1/3
Advies nr. 159/2019 van 27 september 2019
Betreft: Voorontwerp van wet tot wijziging van het wetboek van de belasting over de toegevoegde waarde (CO-A-2019-168)
De Gegevensbeschermingsautoriteit (hierna "de Autoriteit");
Gelet op de wet van 3 december 2017 tot oprichting van de Gegevensbeschermingsautoriteit, inzonderheid op artikel 23 en 26 (hierna “WOG”);
Gelet op de Verordening (EU) 2016/679 van het Europees Parlement en de Raad van 27 april 2016 betreffende de bescherming van natuurlijke personen in verband met de verwerking van persoonsgegevens en betreffende het vrije verkeer van die gegevens en tot intrekking van Richtlijn 95/46/EG (algemene verordening gegevensbescherming) (hierna "AVG");
Gelet op de wet van 30 juli 2018 betreffende de bescherming van natuurlijke personen met betrekking tot de verwerking van persoonsgegevens (hierna “WVG");
Gelet op het verzoek om advies van de heer De Croo, Minister van Financiën ontvangen op 22 augustus 2019;
Gelet op het verslag van Mevrouw Alexandra Jaspar, Directeur van het Kenniscentrum van de Gegevensbeschermingsautoriteit;
Brengt op 27 september 2019 het volgend advies uit:
Advies 159/2019 - 2/3
1. De Minister van Financiën vraagt het advies van de Autoriteit over een voorontwerp van wet tot wijziging van het wetboek van de belasting over de toegevoegde waarde (hierna, "het Voorontwerp").

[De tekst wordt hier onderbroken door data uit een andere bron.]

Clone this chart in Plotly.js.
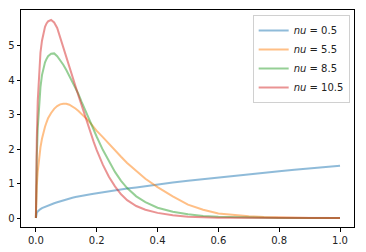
<!DOCTYPE html>
<html>
<head>
<meta charset="utf-8">
<script src="https://cdn.plot.ly/plotly-3.0.1.min.js"></script>
<style>html,body{margin:0;padding:0;background:#fff;}#chart{width:366px;height:252px;}</style>
</head>
<body>
<div id="chart"></div>
<script>
// Common x grid
var xs = [0, 0.001, 0.003, 0.006, 0.01, 0.015, 0.02, 0.025, 0.03, 0.035,
          0.04, 0.05, 0.06, 0.07, 0.08, 0.09, 0.1, 0.11, 0.12, 0.13,
          0.14, 0.15, 0.16, 0.17, 0.18, 0.19, 0.2, 0.22, 0.24, 0.26,
          0.28, 0.3, 0.33, 0.36, 0.4, 0.45, 0.5, 0.55, 0.6, 0.65,
          0.7, 0.75, 0.8, 0.85, 0.9, 0.95, 1.0];

var seriesNames = ["0.5", "5.5", "8.5", "10.5"];

var nu05 = [0, 0.1, 0.15, 0.19, 0.23, 0.26, 0.29, 0.31, 0.33, 0.35,
            0.37, 0.40, 0.43, 0.46, 0.49, 0.52, 0.54, 0.57, 0.59, 0.61,
            0.63, 0.645, 0.66, 0.675, 0.69, 0.705, 0.72, 0.75, 0.775, 0.80,
            0.83, 0.86, 0.89, 0.93, 0.98, 1.03, 1.08, 1.13, 1.18, 1.23,
            1.27, 1.32, 1.36, 1.40, 1.44, 1.48, 1.52];

var nu55 = [0, 0.5, 0.95, 1.35, 1.7, 2.05, 2.3, 2.5, 2.65, 2.78,
            2.9, 3.05, 3.17, 3.25, 3.3, 3.32, 3.32, 3.29, 3.24, 3.18,
            3.11, 3.03, 2.95, 2.85, 2.75, 2.64, 2.53, 2.35, 2.15, 1.96,
            1.78, 1.6, 1.36, 1.14, 0.9, 0.63, 0.39, 0.24, 0.13, 0.08,
            0.05, 0.03, 0.016, 0.008, 0.004, 0.002, 0.001];

var nu85 = [0, 0.8, 1.8, 2.6, 3.25, 3.8, 4.15, 4.38, 4.52, 4.62,
            4.7, 4.77, 4.78, 4.7, 4.58, 4.45, 4.3, 4.13, 3.96, 3.79,
            3.6, 3.38, 3.17, 2.96, 2.75, 2.55, 2.36, 1.98, 1.64, 1.34,
            1.08, 0.87, 0.63, 0.46, 0.3, 0.18, 0.11, 0.06, 0.035, 0.02,
            0.01, 0.005, 0.002, 0, 0, 0, 0];

var nu105 = [0, 1.0, 2.3, 3.4, 4.2, 4.8, 5.15, 5.4, 5.55, 5.65,
             5.71, 5.75, 5.68, 5.52, 5.25, 4.98, 4.7, 4.42, 4.12, 3.83,
             3.55, 3.27, 2.99, 2.72, 2.46, 2.21, 1.97, 1.55, 1.2, 0.92,
             0.69, 0.52, 0.35, 0.24, 0.15, 0.08, 0.04, 0.02, 0.01, 0.005,
             0.002, 0.001, 0, 0, 0, 0, 0];

var xTickVals = [0, 0.2, 0.4, 0.6, 0.8, 1.0];
var xTickText = ["0.0", "0.2", "0.4", "0.6", "0.8", "1.0"];
var yTickVals = [0, 1, 2, 3, 4, 5];
var yTickText = ["0", "1", "2", "3", "4", "5"];

var colors = ["#1f77b4", "#ff7f0e", "#2ca02c", "#d62728"];
var ys = [nu05, nu55, nu85, nu105];

var traces = ys.map(function (y, i) {
  return {
    x: xs, y: y, type: "scatter", mode: "lines",
    name: "<i>nu</i> = " + seriesNames[i],
    line: {color: colors[i], width: 2},
    opacity: 0.5
  };
});

var font = {family: "DejaVu Sans, sans-serif", size: 10, color: "#222"};
var layout = {
  width: 366, height: 252,
  margin: {l: 21, r: 12, t: 10, b: 25, pad: 0},
  paper_bgcolor: "#fff", plot_bgcolor: "#fff",
  font: font,
  showlegend: true,
  xaxis: {
    range: [-0.049, 1.046], tickvals: xTickVals, ticktext: xTickText,
    showgrid: false, zeroline: false,
    showline: true, linecolor: "#000", linewidth: 1, mirror: true,
    ticks: "outside", ticklen: 3.5, tickwidth: 1, tickcolor: "#000",
    tickfont: font
  },
  yaxis: {
    range: [-0.26, 6.04], tickvals: yTickVals, ticktext: yTickText,
    showgrid: false, zeroline: false,
    showline: true, linecolor: "#000", linewidth: 1, mirror: true,
    ticks: "outside", ticklen: 3.5, tickwidth: 1, tickcolor: "#000",
    tickfont: font
  },
  legend: {
    x: 0.987, xanchor: "right", y: 0.977, yanchor: "top",
    bgcolor: "rgba(255,255,255,0.8)", bordercolor: "#d0d0d0", borderwidth: 1,
    font: {family: "DejaVu Sans, sans-serif", size: 10, color: "#222"},
    itemwidth: 30, tracegroupgap: 0
  }
};

Plotly.newPlot("chart", traces, layout, {displayModeBar: false, staticPlot: true});
</script>
</body>
</html>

De adviesaanvraag heeft meer bepaald betrekking op artikel 9 van dit Voorontwerp. Volgens de informatie van de aanvrager, is die bepaling de omzetting van artikel 262 van de richtlijn 2006/112/EG van de Raad van 28 november 2006 betreffende het gemeenschappelijke stelsel van belasting over de toegevoegde waarde (hierna "de Richtlijn BTW 2006"), zoals gewijzigd door de richtlijn (EU) 2018/1910 van de Raad van 4 december 2018 tot wijziging van Richtlijn 2006/112/EG wat betreft de harmonisatie en vereenvoudiging van bepaalde regels in het btw-stelsel voor de belastingheffing in het handelsverkeer tussen de lidstaten (hierna de "Richtlijn BTW 2018»).
2. Artikel 9 van het Voorontwerp strekt tot wiiziging van artikel 53 sexies, §1 van het wetboek BTW en betreft het BTW-identificatienummer van de belastingplichtige voor wie de verzonden of vervoerder goederen bestemd zijn onder de regeling "inzake voorraad op afroep».
3. Volgens de Memorie van toelichting is "de regeling inzake voorraad op afroep een contractuele regeling waarbij een leverancier de goederen overbrengt naar een voorraad in de nabijheid van een gekende afnemer zonder hem evenwel al de eigendom ervan over te dragen. De afnemer heeft wel het recht om naar eigen goeddunken goederen uit de voorraad van de leverancier vooraf te nemen waarbij op dat moment een levering van goederen zal plaatsvinden" (Memorie van toelichting, blz. 5).
4. De bepaling waarop het verzoek om advies betrekking heeft, stelt dat de leverancier van de betrokken goederen voortaan het BTW-nummer van de ontvanger moet vermelden in een verklaring die moet worden ingediend bij de administratie belast met de BTW van de andere betrokken lidstaat.
5. Het feit dat dit nummer algemeen bekend is, belet niet dat de verwerking ervan volledig onder de toepasselijke bepalingen van de AVG) met betrekking tot natuurlijke personen die onderworpen zijn aan de verplichting om over een BTW-nummer te beschikken. Het is derhalve de verantwoordelijkheid van de aanvrager om er met name voor te zorgen dat de verwerkingsverantwoordelijke duidelijk wordt aangewezen overeenkomstig artikel 4.7 van de AVG en dat er een bewaartermijn voor de betrokken persoonsgegevens wordt vastgesteld (art. 5.2.2 juncto art. 5.1.e AVG).
Advies 159/2019 - 3/3
6. De Autoriteit meent voor het overige dat het Ontwerp op dit ogenblik geen aanleiding geeft tot bijzondere opmerkingen.